Twitterのログを漁るなどすればもっと色々出てくると思うが、上記のような問いを考えていた。しばらくは特に本を読まずに、自分で考え、その内容を他人にぶつけるということをしてきたが、次第に堂々巡りになってきた。堂々巡り的になるのは仕方ないにしても単なる堂々巡りではなく螺旋階段を昇るようにするために、過去の人間の知見を借りることにした。過去の人間にも色々いるが、私は、西洋近代「以外」を見てみようと思った。西洋近代というのは私たちが立っている地面のようなもので、そこからできるだけ離れて見ることで、その地面の形がよく見えるようになるのではないか、そういう思いで、西洋近代以前の特にキリスト教化される前、西洋以外の地域の特に西洋近代と接触する前、そのあたりの人間たちの考えに触れてみようと考えた。
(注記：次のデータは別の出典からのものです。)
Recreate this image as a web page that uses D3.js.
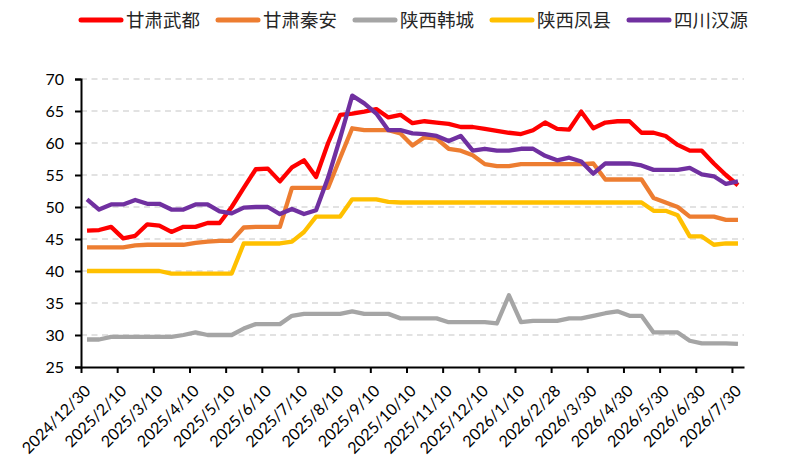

「ポストモダン」なるものはひとまず西洋近代に含めて考えた。
私は古代ローマが好きだというのもあり、まずは古代ギリシア・ローマに当たることにした。そして当時の私の問いは倫理学的な問いを多く含んでいると考えたから、それに応えてくれそうなタイトルの『ニコマコス倫理学』を手に取ったのである。下巻はまだ読んでいない。方向性を模索しているうちに、問題の優先順位が変わってきてしまったのだ。どのように優先順位が変わってきたのかは、この読書日記が続けば、わかってくるかと思う。